Tuesday, December 1, 2009

On Heidegger's National Socialism and repentence

On page 30, Faye introduces some more hearsay evidence (something I shall have to get used to if I expect to read much further in Faye’s book):
“Equally important is the testimony of another student, Hermann Morchen, who was among Heidegger’s intimates.  Morchen, invited to his chalet in Todtnauberg on 25 December 1931, wrote in his diary what Heidegger had confided to him that evening.  He said he was convinced that National Socialism was the only movement capable of opposing Marxism effectively: neither democratic idealism nor Bruning’s honesty could be considered; halfway measures were henceforth worthless; a dictatorship was the only way.”
This is consistent with what Heidegger said elsewhere; so I have no difficulty believing this particular quote, but I know from other things Faye has said that he intends the reader to read “Hitler’s fully developed National Socialism” when we read of Heidegger’s National Socialistic hopes in 1931. 
I favor Liberal Democracy; yet I can understand how others might mistrust it and favor another form of government.  For Heidegger to favor an idealistic form of National Socialism doesn’t seem unreasonable.  We don’t have a clear view of National Socialistic “evil” until we see the direction that Hitler takes the Germany. 

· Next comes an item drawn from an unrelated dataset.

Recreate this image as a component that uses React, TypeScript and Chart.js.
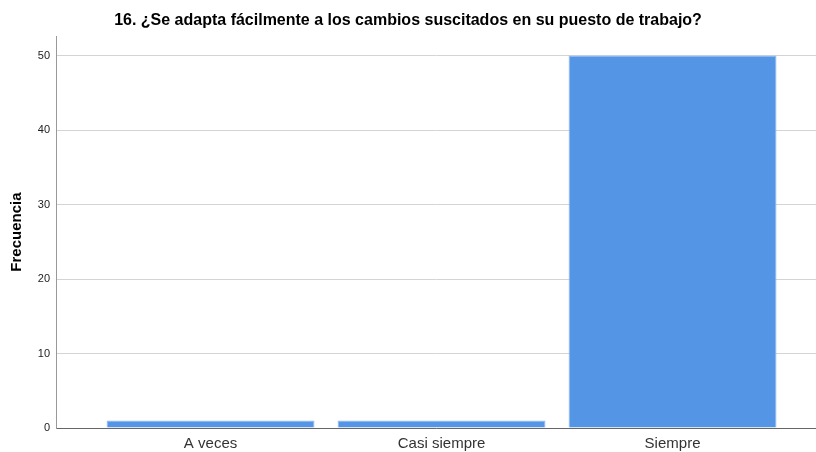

After the war, Hannah Arendt urged Karl Jaspers to visit Heidegger; during the visit Jaspers asked Heidegger to issue a statement of repentance, but Heidegger refused.  Should he have issued such a statement?  Jaspers would have if he were in Heidegger’s situation, but Heidegger seems to have been convinced that he was not wrong.  The sort of National Socialism he envisioned would have been a good thing for Germany, so how could he repent of that?  He couldn’t.  As to repenting for what Hitler did, he took no responsibility for that.  He admitted to a “blunder,” but that blunder was in believing, initially, that Hitler was the sort of ubermensch that Nietzsche had prophesied.  Heidegger went rather far in supporting Hitler it might seem to most of us, than he should have, but we haven’t studied the concept of the ubermensch who was to be beyond good and evil; so how could we judge him?  And perhaps Heidegger continued to hope that Hitler would eventually become better than he seemed.

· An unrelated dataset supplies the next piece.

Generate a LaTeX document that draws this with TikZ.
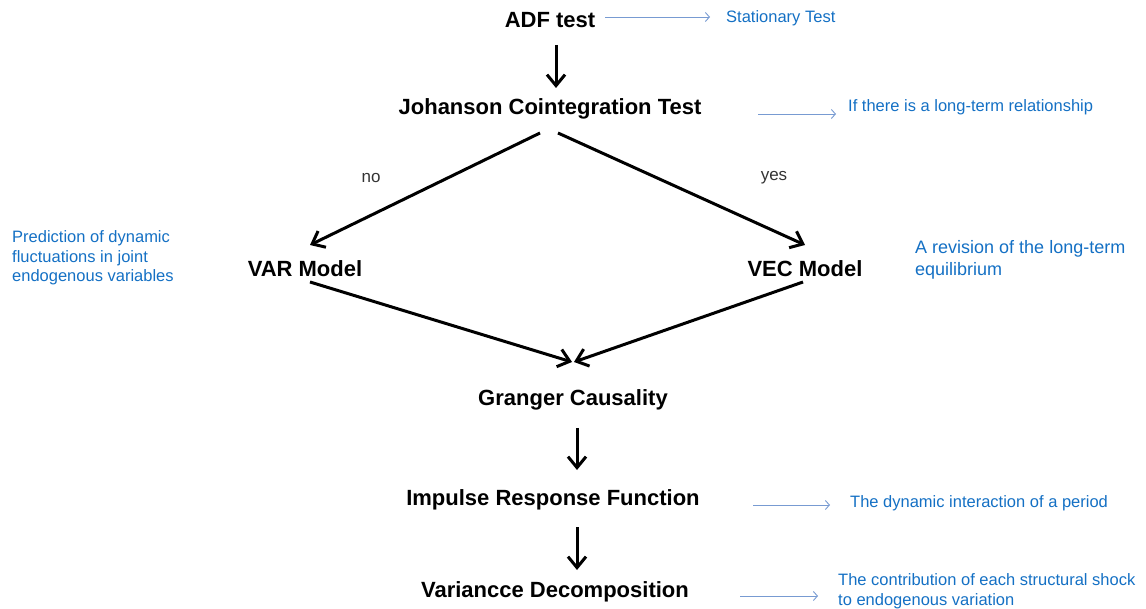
\documentclass[tikz,border=0pt]{standalone}
\usepackage{fontspec}
\setmainfont{Liberation Sans}
\usetikzlibrary{arrows.meta}
\definecolor{notecol}{RGB}{20,112,196}
\definecolor{pointercol}{RGB}{120,155,210}
\tikzset{
  stage/.style={font=\fontsize{22}{26}\selectfont\bfseries, text=black, inner sep=0pt},
  note/.style={font=\fontsize{16.5}{20}\selectfont, text=notecol, inner sep=0pt, align=left, anchor=west},
  bignote/.style={font=\fontsize{18}{22}\selectfont, text=notecol, inner sep=0pt, align=left, anchor=west},
  branch/.style={font=\fontsize{17}{20}\selectfont, text=black!80, inner sep=0pt},
  flow/.style={line width=3pt, draw=black, -{Straight Barb[length=11pt,width=18pt,line width=3pt]}},
  pointer/.style={line width=0.9pt, draw=pointercol, -{Straight Barb[length=4pt,width=9pt,line width=0.9pt]}}
}
\begin{document}
\begin{tikzpicture}[x=1pt,y=-1pt]
\useasboundingbox (0,0) rectangle (1146,609);

% main stages
\node[stage] (adf)  at (550,20)  {ADF test};
\node[stage] (joh)  at (550,109) {Johanson Cointegration Test};
\node[stage] (var)  at (305,269) {VAR Model};
\node[stage] (vec)  at (805,269) {VEC Model};
\node[stage] (gra)  at (573,400) {Granger Causality};
\node[stage] (irf)  at (553,500) {Impulse Response Function};
\node[stage] (vd)   at (555,592) {Variancce Decomposition};

% side notes
\node[note] (nstat) at (726,18)  {Stationary Test};
\node[note] (nlong) at (848,107) {If there is a long-term relationship};
\node[note, font=\fontsize{16.5}{19.5}\selectfont] (nvar) at (12,258) {Prediction of dynamic\\fluctuations in joint\\endogenous variables};
\node[bignote] (nvec) at (915,260) {A revision of the long-term\\equilibrium};
\node[note] (nirf)  at (850,503) {The dynamic interaction of a period};
\node[note] (nvd) at (838,591) {The contribution of each structural shock\\to endogenous variation};

% branch labels
\node[branch] (lno)  at (371,178) {no};
\node[branch] (lyes) at (774,178) {yes};

% pointer anchors
\coordinate (p1a) at (605,17);  \coordinate (p1b) at (710,17);
\coordinate (p2a) at (758,114); \coordinate (p2b) at (836,114);
\coordinate (p3a) at (753,505); \coordinate (p3b) at (830,505);
\coordinate (p4a) at (740,596); \coordinate (p4b) at (818,596);

% flow arrows
\draw[flow] (556,45) -- (556,88);
\draw[flow] (540,133) -- (310,245);
\draw[flow] (558,133) -- (805,245);
\draw[flow] (310,282) -- (572,362);
\draw[flow] (803,282) -- (574,362);
\draw[flow] (577,428) -- (577,470);
\draw[flow] (577,527) -- (577,570);

% pointers to notes
\draw[pointer] (p1a) -- (p1b);
\draw[pointer] (p2a) -- (p2b);
\draw[pointer] (p3a) -- (p3b);
\draw[pointer] (p4a) -- (p4b);
\end{tikzpicture}
\end{document}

We who believe Liberal Democracy to be the best form of government would not have supported Hitler at all.  But someone who believed that ‘a dictatorship was the only way’ would not be put off by Hitler, at least not initially.  And it isn’t for Hitler’s dictatorship per se that we condemn him now, but for what he did with his dictatorial powers.  Perhaps any leader would have abused such powers, we Liberal Democrats tend to think that, but someone who is not a Liberal Democrat may think otherwise. 

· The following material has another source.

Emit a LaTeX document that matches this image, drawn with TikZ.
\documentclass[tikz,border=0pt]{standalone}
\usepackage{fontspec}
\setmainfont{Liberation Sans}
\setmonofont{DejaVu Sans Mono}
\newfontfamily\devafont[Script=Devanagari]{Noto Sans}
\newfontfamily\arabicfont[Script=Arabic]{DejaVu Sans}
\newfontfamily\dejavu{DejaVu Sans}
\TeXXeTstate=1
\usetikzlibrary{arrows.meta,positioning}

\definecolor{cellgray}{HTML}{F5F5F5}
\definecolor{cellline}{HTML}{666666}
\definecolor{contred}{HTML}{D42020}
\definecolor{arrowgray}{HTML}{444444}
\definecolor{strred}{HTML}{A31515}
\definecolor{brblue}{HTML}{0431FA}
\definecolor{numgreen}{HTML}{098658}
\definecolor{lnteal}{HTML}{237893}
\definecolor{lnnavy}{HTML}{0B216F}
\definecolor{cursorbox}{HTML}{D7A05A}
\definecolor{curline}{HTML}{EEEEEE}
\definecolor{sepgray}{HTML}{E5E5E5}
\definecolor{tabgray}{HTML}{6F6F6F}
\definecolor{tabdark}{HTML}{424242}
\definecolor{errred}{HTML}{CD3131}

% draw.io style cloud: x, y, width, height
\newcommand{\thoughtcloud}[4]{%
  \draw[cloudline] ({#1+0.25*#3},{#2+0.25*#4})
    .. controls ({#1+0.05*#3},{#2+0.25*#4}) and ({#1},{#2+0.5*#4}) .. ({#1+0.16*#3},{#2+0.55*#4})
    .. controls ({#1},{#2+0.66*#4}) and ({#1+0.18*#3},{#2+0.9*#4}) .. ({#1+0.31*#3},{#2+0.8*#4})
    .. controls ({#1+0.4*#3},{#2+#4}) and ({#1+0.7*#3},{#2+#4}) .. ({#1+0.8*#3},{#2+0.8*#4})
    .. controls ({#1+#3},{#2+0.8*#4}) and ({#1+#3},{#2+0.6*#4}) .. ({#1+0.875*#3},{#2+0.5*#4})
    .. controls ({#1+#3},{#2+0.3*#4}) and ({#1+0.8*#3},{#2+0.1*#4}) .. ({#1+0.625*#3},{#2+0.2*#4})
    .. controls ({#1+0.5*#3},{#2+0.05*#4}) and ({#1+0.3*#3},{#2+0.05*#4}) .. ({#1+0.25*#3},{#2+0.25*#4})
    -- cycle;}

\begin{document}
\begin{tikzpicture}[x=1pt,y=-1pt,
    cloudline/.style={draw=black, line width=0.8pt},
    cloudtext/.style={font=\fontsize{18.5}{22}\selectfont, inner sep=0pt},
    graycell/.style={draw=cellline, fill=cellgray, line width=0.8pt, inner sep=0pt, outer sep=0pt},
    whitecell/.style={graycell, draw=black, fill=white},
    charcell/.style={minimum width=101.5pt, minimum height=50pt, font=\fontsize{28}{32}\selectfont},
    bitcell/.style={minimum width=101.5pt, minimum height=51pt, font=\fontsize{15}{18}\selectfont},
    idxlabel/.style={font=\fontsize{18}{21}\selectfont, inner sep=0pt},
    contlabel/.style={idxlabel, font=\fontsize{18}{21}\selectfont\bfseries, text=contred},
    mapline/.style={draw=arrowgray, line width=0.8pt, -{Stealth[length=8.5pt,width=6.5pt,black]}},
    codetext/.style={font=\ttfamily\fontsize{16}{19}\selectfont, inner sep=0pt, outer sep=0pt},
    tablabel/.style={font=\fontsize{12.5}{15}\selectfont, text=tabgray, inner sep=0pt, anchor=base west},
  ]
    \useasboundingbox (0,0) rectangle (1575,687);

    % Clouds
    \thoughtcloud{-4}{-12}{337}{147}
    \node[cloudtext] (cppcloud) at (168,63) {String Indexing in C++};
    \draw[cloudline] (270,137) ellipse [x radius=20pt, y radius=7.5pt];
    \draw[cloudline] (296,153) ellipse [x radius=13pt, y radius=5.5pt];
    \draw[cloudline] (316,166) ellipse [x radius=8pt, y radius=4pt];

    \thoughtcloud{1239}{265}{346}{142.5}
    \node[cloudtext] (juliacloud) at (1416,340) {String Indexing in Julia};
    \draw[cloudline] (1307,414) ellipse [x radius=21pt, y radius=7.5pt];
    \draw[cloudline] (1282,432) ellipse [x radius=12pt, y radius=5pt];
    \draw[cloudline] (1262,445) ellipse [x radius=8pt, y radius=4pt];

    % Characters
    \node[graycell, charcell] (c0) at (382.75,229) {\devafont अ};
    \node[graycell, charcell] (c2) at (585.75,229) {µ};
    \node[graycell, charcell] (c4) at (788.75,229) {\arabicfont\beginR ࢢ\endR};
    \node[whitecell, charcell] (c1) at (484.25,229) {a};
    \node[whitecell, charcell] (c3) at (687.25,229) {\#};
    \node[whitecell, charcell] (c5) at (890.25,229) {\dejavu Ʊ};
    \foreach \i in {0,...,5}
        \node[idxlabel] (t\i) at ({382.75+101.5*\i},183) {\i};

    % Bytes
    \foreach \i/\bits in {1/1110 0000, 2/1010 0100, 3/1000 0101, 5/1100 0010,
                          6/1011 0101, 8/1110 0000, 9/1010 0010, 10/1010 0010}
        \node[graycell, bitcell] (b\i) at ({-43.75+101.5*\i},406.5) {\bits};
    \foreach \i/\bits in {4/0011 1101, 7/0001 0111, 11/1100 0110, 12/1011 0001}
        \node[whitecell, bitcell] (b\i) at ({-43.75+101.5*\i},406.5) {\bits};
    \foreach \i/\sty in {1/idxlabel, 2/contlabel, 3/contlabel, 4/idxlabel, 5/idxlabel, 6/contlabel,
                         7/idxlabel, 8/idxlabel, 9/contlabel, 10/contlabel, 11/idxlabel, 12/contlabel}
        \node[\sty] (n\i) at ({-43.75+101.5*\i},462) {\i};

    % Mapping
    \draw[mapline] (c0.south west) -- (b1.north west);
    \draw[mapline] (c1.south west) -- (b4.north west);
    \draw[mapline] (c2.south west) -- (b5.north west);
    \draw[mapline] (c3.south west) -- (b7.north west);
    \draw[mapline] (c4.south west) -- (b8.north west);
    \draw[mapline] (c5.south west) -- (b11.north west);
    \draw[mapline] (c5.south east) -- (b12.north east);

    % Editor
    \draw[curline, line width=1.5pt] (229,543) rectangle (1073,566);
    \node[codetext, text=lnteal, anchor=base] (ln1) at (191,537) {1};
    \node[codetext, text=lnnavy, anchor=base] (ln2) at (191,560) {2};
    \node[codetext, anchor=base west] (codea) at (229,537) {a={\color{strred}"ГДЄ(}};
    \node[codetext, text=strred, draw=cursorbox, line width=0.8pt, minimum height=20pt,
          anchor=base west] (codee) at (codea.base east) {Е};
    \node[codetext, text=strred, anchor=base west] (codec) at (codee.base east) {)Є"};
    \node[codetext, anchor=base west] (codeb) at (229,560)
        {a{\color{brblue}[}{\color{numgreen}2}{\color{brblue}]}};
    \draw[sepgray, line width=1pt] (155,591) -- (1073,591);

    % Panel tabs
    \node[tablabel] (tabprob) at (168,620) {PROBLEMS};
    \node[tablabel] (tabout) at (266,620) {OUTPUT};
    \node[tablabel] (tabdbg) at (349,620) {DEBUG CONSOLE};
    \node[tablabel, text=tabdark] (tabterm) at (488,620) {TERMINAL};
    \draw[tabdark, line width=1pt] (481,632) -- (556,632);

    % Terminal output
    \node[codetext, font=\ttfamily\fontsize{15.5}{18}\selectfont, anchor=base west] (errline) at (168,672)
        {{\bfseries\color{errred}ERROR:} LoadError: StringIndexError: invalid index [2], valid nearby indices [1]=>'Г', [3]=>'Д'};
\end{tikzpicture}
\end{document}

I believe that Heidegger was wrong in his belief in National Socialism; just as I believe those believers in Political Marxism were wrong.  But I have discovered that those fervent adherents of Communism have a different way of looking at the USSR’s collapse in 1989.  They don’t think as I do that this collapse proves that Communism is a failure.  Yes, they might admit, the Russian experiment failed, but the next attempt might succeed.  Adherents of National Socialism might have a similar view. 
Probably most adherents of political Communism accept that the Russian experiment reflects upon Marx’s ideas, but not all.   Perhaps it shouldn’t surprise us, therefore, that someone so concerned about justifying or explaining every intellectual decision he ever made would not readily “repent” of something someone else did.